Why Students Usually Falter on This Problem

Most Common Error Path:

Weak TRANSLATE skill: Students may not clearly connect 'x-intercept' with the condition \(\mathrm{y = 0}\), instead trying to substitute the given points directly into \(\mathrm{h(x)}\) to check if they work.

For example, they might substitute \(\mathrm{x = 1}\) into:

\(\mathrm{h(x) = (1 + 1)(1 - 2)(1 + 4)(2(1) - 3)}\)
\(\mathrm{= (2)(-1)(5)(-1)}\)
\(\mathrm{= 10 \neq 0}\)

then get confused about what this means.

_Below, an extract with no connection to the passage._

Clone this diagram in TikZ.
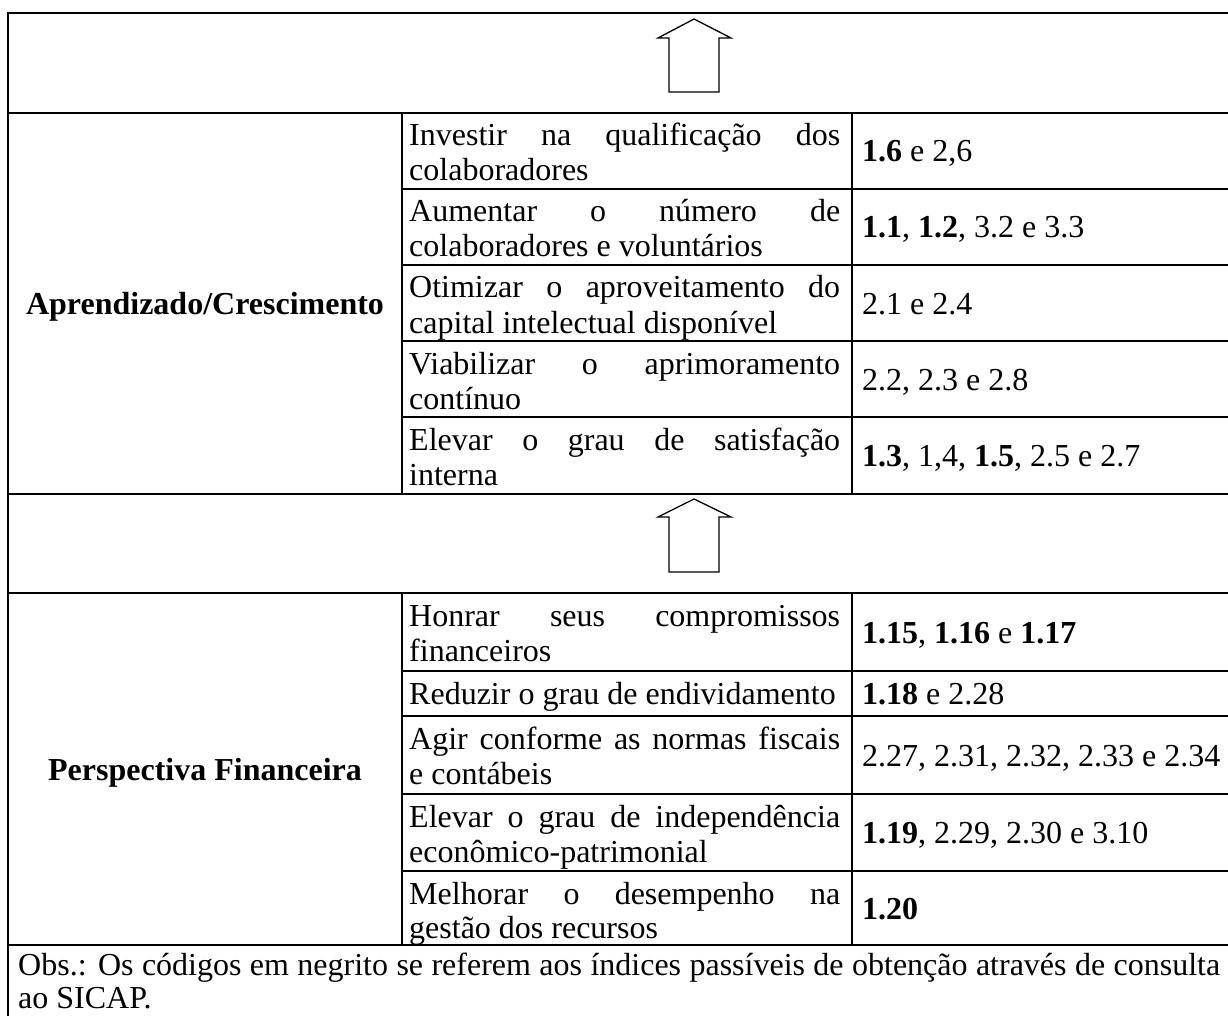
\documentclass[tikz,border=0pt]{standalone}
\usepackage{fontspec}
\setmainfont{Liberation Serif}
\begin{document}
\begin{tikzpicture}[x=1pt,y=-1pt,
  grid/.style={line width=2pt},
  arr/.style={line width=1.3pt, line join=miter},
  txt/.style={anchor=base west, inner sep=0pt, font=\fontsize{32}{35}\selectfont},
  head/.style={anchor=base, inner sep=0pt, font=\fontsize{32}{35}\selectfont\bfseries}]
\useasboundingbox (0,0) rectangle (1228,1016);
\newcommand{\jl}[1]{\makebox[431pt][s]{#1}}
% grid
\draw[grid] (1232,13) -- (8,13) -- (8,1020);
\foreach \y in {113,494,593,945} \draw[grid] (8,\y) -- (1232,\y);
\foreach \y in {189,265,341,417,671,716,794,871} \draw[grid] (402,\y) -- (1232,\y);
\draw[grid] (402,113) -- (402,494) (852,113) -- (852,494);
\draw[grid] (402,593) -- (402,945) (852,593) -- (852,945);
% arrows
\draw[arr] (669,92) -- (669,38) -- (658,38) -- (694,19) -- (731,38) -- (719,38) -- (719,92) -- cycle;
\draw[arr] (669,572) -- (669,517) -- (658,517) -- (694,499) -- (731,517) -- (719,517) -- (719,572) -- cycle;
% column 1
\node[head] (persA) at (205,314.5) {Aprendizado/Crescimento};
\node[head] (persF) at (205,780) {Perspectiva Financeira};
% section 1, column 2
\node[txt] (a1a) at (409,146) {\jl{Investir na qualificação dos}};
\node[txt] (a1b) at (409,181) {colaboradores};
\node[txt] (a2a) at (409,222) {\jl{Aumentar o número de}};
\node[txt] (a2b) at (409,257) {colaboradores e voluntários};
\node[txt] (a3a) at (409,298) {\jl{Otimizar o aproveitamento do}};
\node[txt] (a3b) at (409,333) {capital intelectual disponível};
\node[txt] (a4a) at (409,374) {\jl{Viabilizar o aprimoramento}};
\node[txt] (a4b) at (409,409) {contínuo};
\node[txt] (a5a) at (409,450) {\jl{Elevar o grau de satisfação}};
\node[txt] (a5b) at (409,485) {interna};
% section 1, column 3
\node[txt] (c1) at (862,162) {\textbf{1.6} e 2,6};
\node[txt] (c2) at (862,238) {\textbf{1.1}, \textbf{1.2}, 3.2 e 3.3};
\node[txt] (c3) at (862,314) {2.1 e 2.4};
\node[txt] (c4) at (862,390) {2.2, 2.3 e 2.8};
\node[txt] (c5) at (862,466) {\textbf{1.3}, 1,4, \textbf{1.5}, 2.5 e 2.7};
% section 2, column 2
\node[txt] (f1a) at (409,626) {\jl{Honrar seus compromissos}};
\node[txt] (f1b) at (409,661) {financeiros};
\node[txt] (f2a) at (409,704) {Reduzir o grau de endividamento};
\node[txt] (f3a) at (409,749) {\jl{Agir conforme as normas fiscais}};
\node[txt] (f3b) at (409,784) {e contábeis};
\node[txt] (f4a) at (409,827) {\jl{Elevar o grau de independência}};
\node[txt] (f4b) at (409,862) {econômico-patrimonial};
\node[txt] (f5a) at (409,904) {\jl{Melhorar o desempenho na}};
\node[txt] (f5b) at (409,938) {gestão dos recursos};
% section 2, column 3
\node[txt] (d1) at (862,643) {\textbf{1.15}, \textbf{1.16} e \textbf{1.17}};
\node[txt] (d2) at (862,704.5) {\textbf{1.18} e 2.28};
\node[txt] (d3) at (862,766) {2.27, 2.31, 2.32, 2.33 e 2.34};
\node[txt] (d4) at (862,843.5) {\textbf{1.19}, 2.29, 2.30 e 3.10};
\node[txt] (d5) at (862,919) {\textbf{1.20}};
% observation
\node[txt] (obs1) at (18,975) {\makebox[1202pt][s]{Obs.: Os códigos em negrito se referem aos índices passíveis de obtenção através de consulta}};
\node[txt] (obs2) at (18,1008) {ao SICAP.};
\end{tikzpicture}
\end{document}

This leads to uncertainty and potentially guessing between answers.

Second Most Common Error:

Poor SIMPLIFY execution: Students correctly set up the zero-factor equations but make algebraic errors, particularly with \(\mathrm{2x - 3 = 0}\). They might incorrectly solve this as \(\mathrm{x = \frac{3}{2} = 1.5}\), then think \(\mathrm{x = 1}\) is 'close enough,' or make sign errors in other equations.

This may lead them to select Choice C (1, 0) thinking it's actually correct, or become confused about which intercepts are real.

The Bottom Line:

This problem tests whether students can connect the graphical concept of x-intercepts with the algebraic condition of setting a function equal to zero, then execute the Zero Product Property correctly.